_What you need to do_
Produce an exact transcription of the listing below, omitting the pictures.

Start Recorded data

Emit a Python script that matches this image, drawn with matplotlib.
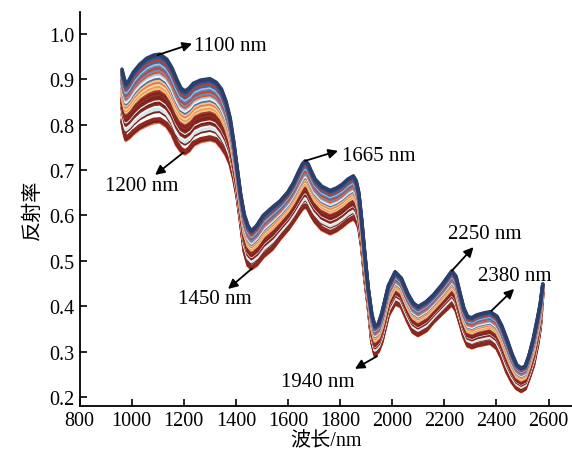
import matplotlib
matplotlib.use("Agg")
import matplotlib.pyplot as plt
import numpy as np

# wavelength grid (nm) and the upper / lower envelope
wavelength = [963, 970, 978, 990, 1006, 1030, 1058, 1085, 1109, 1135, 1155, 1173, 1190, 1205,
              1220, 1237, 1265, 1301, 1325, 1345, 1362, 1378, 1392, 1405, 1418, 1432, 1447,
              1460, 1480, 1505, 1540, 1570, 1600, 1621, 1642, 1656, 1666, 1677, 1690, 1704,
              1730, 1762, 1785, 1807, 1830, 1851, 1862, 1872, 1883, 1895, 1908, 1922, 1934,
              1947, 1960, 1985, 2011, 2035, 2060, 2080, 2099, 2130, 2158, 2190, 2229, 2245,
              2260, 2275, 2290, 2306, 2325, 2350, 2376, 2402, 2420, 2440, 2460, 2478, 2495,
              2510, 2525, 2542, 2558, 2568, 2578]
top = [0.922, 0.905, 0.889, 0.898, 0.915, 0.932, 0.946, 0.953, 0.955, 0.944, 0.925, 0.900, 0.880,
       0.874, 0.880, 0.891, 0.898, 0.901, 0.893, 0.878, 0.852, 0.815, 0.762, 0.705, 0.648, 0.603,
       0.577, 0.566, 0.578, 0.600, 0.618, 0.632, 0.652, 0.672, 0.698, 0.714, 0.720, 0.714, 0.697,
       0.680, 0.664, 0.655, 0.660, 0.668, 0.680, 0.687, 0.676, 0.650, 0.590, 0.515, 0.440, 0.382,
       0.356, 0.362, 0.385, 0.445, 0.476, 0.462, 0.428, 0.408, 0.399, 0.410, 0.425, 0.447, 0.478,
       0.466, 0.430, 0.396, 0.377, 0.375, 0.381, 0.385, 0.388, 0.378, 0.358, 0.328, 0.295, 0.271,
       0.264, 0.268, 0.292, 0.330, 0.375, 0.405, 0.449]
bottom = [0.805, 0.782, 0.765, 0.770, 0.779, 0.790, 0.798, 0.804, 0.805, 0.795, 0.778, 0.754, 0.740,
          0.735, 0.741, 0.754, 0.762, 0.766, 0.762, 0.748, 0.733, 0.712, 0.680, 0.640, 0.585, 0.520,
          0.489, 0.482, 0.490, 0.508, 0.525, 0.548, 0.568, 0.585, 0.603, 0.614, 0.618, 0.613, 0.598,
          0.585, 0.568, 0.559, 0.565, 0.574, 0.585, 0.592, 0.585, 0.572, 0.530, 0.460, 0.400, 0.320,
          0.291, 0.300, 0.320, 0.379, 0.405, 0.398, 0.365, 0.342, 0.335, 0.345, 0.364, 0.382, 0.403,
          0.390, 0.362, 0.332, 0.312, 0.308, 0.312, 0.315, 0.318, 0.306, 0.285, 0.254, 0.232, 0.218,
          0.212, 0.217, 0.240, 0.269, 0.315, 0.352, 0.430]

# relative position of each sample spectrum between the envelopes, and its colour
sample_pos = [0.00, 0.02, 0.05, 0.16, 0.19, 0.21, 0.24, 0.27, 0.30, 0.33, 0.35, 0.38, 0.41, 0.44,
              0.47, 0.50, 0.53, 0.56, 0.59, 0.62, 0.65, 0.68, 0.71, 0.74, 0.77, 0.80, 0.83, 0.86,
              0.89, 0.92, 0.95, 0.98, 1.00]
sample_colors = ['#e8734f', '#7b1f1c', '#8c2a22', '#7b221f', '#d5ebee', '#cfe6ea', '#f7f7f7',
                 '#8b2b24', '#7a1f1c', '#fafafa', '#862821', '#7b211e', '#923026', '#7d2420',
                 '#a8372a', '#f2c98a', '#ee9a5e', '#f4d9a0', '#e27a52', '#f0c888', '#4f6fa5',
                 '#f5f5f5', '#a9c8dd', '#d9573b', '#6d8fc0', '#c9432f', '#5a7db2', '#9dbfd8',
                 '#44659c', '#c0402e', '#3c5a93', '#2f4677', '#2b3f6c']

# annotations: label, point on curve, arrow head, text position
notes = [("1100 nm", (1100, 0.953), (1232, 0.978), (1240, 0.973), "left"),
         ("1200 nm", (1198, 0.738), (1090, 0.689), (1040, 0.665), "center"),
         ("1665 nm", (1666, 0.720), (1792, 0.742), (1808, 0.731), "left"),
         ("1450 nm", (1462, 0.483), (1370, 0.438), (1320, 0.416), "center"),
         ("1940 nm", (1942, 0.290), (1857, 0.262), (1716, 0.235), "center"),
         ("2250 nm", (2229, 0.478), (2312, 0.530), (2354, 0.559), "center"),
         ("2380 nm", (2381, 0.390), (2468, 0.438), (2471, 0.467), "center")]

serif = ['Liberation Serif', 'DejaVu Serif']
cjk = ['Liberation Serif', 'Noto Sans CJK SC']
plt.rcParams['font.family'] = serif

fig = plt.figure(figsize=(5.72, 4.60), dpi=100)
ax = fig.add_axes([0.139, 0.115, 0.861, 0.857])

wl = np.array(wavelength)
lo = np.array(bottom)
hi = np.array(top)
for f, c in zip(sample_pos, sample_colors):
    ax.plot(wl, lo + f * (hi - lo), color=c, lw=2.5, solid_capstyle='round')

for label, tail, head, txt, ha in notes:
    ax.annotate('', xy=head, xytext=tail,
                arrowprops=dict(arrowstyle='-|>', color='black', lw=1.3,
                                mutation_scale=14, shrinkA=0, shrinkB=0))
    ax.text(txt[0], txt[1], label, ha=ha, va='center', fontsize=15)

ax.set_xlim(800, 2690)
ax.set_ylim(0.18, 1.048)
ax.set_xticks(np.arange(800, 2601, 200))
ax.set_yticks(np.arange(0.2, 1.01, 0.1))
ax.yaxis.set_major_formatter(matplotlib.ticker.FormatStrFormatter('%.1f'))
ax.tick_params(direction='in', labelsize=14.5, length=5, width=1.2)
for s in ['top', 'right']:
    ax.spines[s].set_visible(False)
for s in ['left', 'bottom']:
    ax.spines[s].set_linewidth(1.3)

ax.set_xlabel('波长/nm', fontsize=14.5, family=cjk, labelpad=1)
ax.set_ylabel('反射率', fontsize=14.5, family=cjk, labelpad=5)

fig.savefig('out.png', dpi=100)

End Recorded data

_Output of the exercise_
Emit a Python script that matches this image, drawn with matplotlib.
import matplotlib
matplotlib.use("Agg")
import matplotlib.pyplot as plt
import numpy as np

# wavelength grid (nm) and the upper / lower envelope
wavelength = [963, 970, 978, 990, 1006, 1030, 1058, 1085, 1109, 1135, 1155, 1173, 1190, 1205,
              1220, 1237, 1265, 1301, 1325, 1345, 1362, 1378, 1392, 1405, 1418, 1432, 1447,
              1460, 1480, 1505, 1540, 1570, 1600, 1621, 1642, 1656, 1666, 1677, 1690, 1704,
              1730, 1762, 1785, 1807, 1830, 1851, 1862, 1872, 1883, 1895, 1908, 1922, 1934,
              1947, 1960, 1985, 2011, 2035, 2060, 2080, 2099, 2130, 2158, 2190, 2229, 2245,
              2260, 2275, 2290, 2306, 2325, 2350, 2376, 2402, 2420, 2440, 2460, 2478, 2495,
              2510, 2525, 2542, 2558, 2568, 2578]
top = [0.922, 0.905, 0.889, 0.898, 0.915, 0.932, 0.946, 0.953, 0.955, 0.944, 0.925, 0.900, 0.880,
       0.874, 0.880, 0.891, 0.898, 0.901, 0.893, 0.878, 0.852, 0.815, 0.762, 0.705, 0.648, 0.603,
       0.577, 0.566, 0.578, 0.600, 0.618, 0.632, 0.652, 0.672, 0.698, 0.714, 0.720, 0.714, 0.697,
       0.680, 0.664, 0.655, 0.660, 0.668, 0.680, 0.687, 0.676, 0.650, 0.590, 0.515, 0.440, 0.382,
       0.356, 0.362, 0.385, 0.445, 0.476, 0.462, 0.428, 0.408, 0.399, 0.410, 0.425, 0.447, 0.478,
       0.466, 0.430, 0.396, 0.377, 0.375, 0.381, 0.385, 0.388, 0.378, 0.358, 0.328, 0.295, 0.271,
       0.264, 0.268, 0.292, 0.330, 0.375, 0.405, 0.449]
bottom = [0.805, 0.782, 0.765, 0.770, 0.779, 0.790, 0.798, 0.804, 0.805, 0.795, 0.778, 0.754, 0.740,
          0.735, 0.741, 0.754, 0.762, 0.766, 0.762, 0.748, 0.733, 0.712, 0.680, 0.640, 0.585, 0.520,
          0.489, 0.482, 0.490, 0.508, 0.525, 0.548, 0.568, 0.585, 0.603, 0.614, 0.618, 0.613, 0.598,
          0.585, 0.568, 0.559, 0.565, 0.574, 0.585, 0.592, 0.585, 0.572, 0.530, 0.460, 0.400, 0.320,
          0.291, 0.300, 0.320, 0.379, 0.405, 0.398, 0.365, 0.342, 0.335, 0.345, 0.364, 0.382, 0.403,
          0.390, 0.362, 0.332, 0.312, 0.308, 0.312, 0.315, 0.318, 0.306, 0.285, 0.254, 0.232, 0.218,
          0.212, 0.217, 0.240, 0.269, 0.315, 0.352, 0.430]

# relative position of each sample spectrum between the envelopes, and its colour
sample_pos = [0.00, 0.02, 0.05, 0.16, 0.19, 0.21, 0.24, 0.27, 0.30, 0.33, 0.35, 0.38, 0.41, 0.44,
              0.47, 0.50, 0.53, 0.56, 0.59, 0.62, 0.65, 0.68, 0.71, 0.74, 0.77, 0.80, 0.83, 0.86,
              0.89, 0.92, 0.95, 0.98, 1.00]
sample_colors = ['#e8734f', '#7b1f1c', '#8c2a22', '#7b221f', '#d5ebee', '#cfe6ea', '#f7f7f7',
                 '#8b2b24', '#7a1f1c', '#fafafa', '#862821', '#7b211e', '#923026', '#7d2420',
                 '#a8372a', '#f2c98a', '#ee9a5e', '#f4d9a0', '#e27a52', '#f0c888', '#4f6fa5',
                 '#f5f5f5', '#a9c8dd', '#d9573b', '#6d8fc0', '#c9432f', '#5a7db2', '#9dbfd8',
                 '#44659c', '#c0402e', '#3c5a93', '#2f4677', '#2b3f6c']

# annotations: label, point on curve, arrow head, text position
notes = [("1100 nm", (1100, 0.953), (1232, 0.978), (1240, 0.973), "left"),
         ("1200 nm", (1198, 0.738), (1090, 0.689), (1040, 0.665), "center"),
         ("1665 nm", (1666, 0.720), (1792, 0.742), (1808, 0.731), "left"),
         ("1450 nm", (1462, 0.483), (1370, 0.438), (1320, 0.416), "center"),
         ("1940 nm", (1942, 0.290), (1857, 0.262), (1716, 0.235), "center"),
         ("2250 nm", (2229, 0.478), (2312, 0.530), (2354, 0.559), "center"),
         ("2380 nm", (2381, 0.390), (2468, 0.438), (2471, 0.467), "center")]

serif = ['Liberation Serif', 'DejaVu Serif']
cjk = ['Liberation Serif', 'Noto Sans CJK SC']
plt.rcParams['font.family'] = serif

fig = plt.figure(figsize=(5.72, 4.60), dpi=100)
ax = fig.add_axes([0.139, 0.115, 0.861, 0.857])

wl = np.array(wavelength)
lo = np.array(bottom)
hi = np.array(top)
for f, c in zip(sample_pos, sample_colors):
    ax.plot(wl, lo + f * (hi - lo), color=c, lw=2.5, solid_capstyle='round')

for label, tail, head, txt, ha in notes:
    ax.annotate('', xy=head, xytext=tail,
                arrowprops=dict(arrowstyle='-|>', color='black', lw=1.3,
                                mutation_scale=14, shrinkA=0, shrinkB=0))
    ax.text(txt[0], txt[1], label, ha=ha, va='center', fontsize=15)

ax.set_xlim(800, 2690)
ax.set_ylim(0.18, 1.048)
ax.set_xticks(np.arange(800, 2601, 200))
ax.set_yticks(np.arange(0.2, 1.01, 0.1))
ax.yaxis.set_major_formatter(matplotlib.ticker.FormatStrFormatter('%.1f'))
ax.tick_params(direction='in', labelsize=14.5, length=5, width=1.2)
for s in ['top', 'right']:
    ax.spines[s].set_visible(False)
for s in ['left', 'bottom']:
    ax.spines[s].set_linewidth(1.3)

ax.set_xlabel('波长/nm', fontsize=14.5, family=cjk, labelpad=1)
ax.set_ylabel('反射率', fontsize=14.5, family=cjk, labelpad=5)

fig.savefig('out.png', dpi=100)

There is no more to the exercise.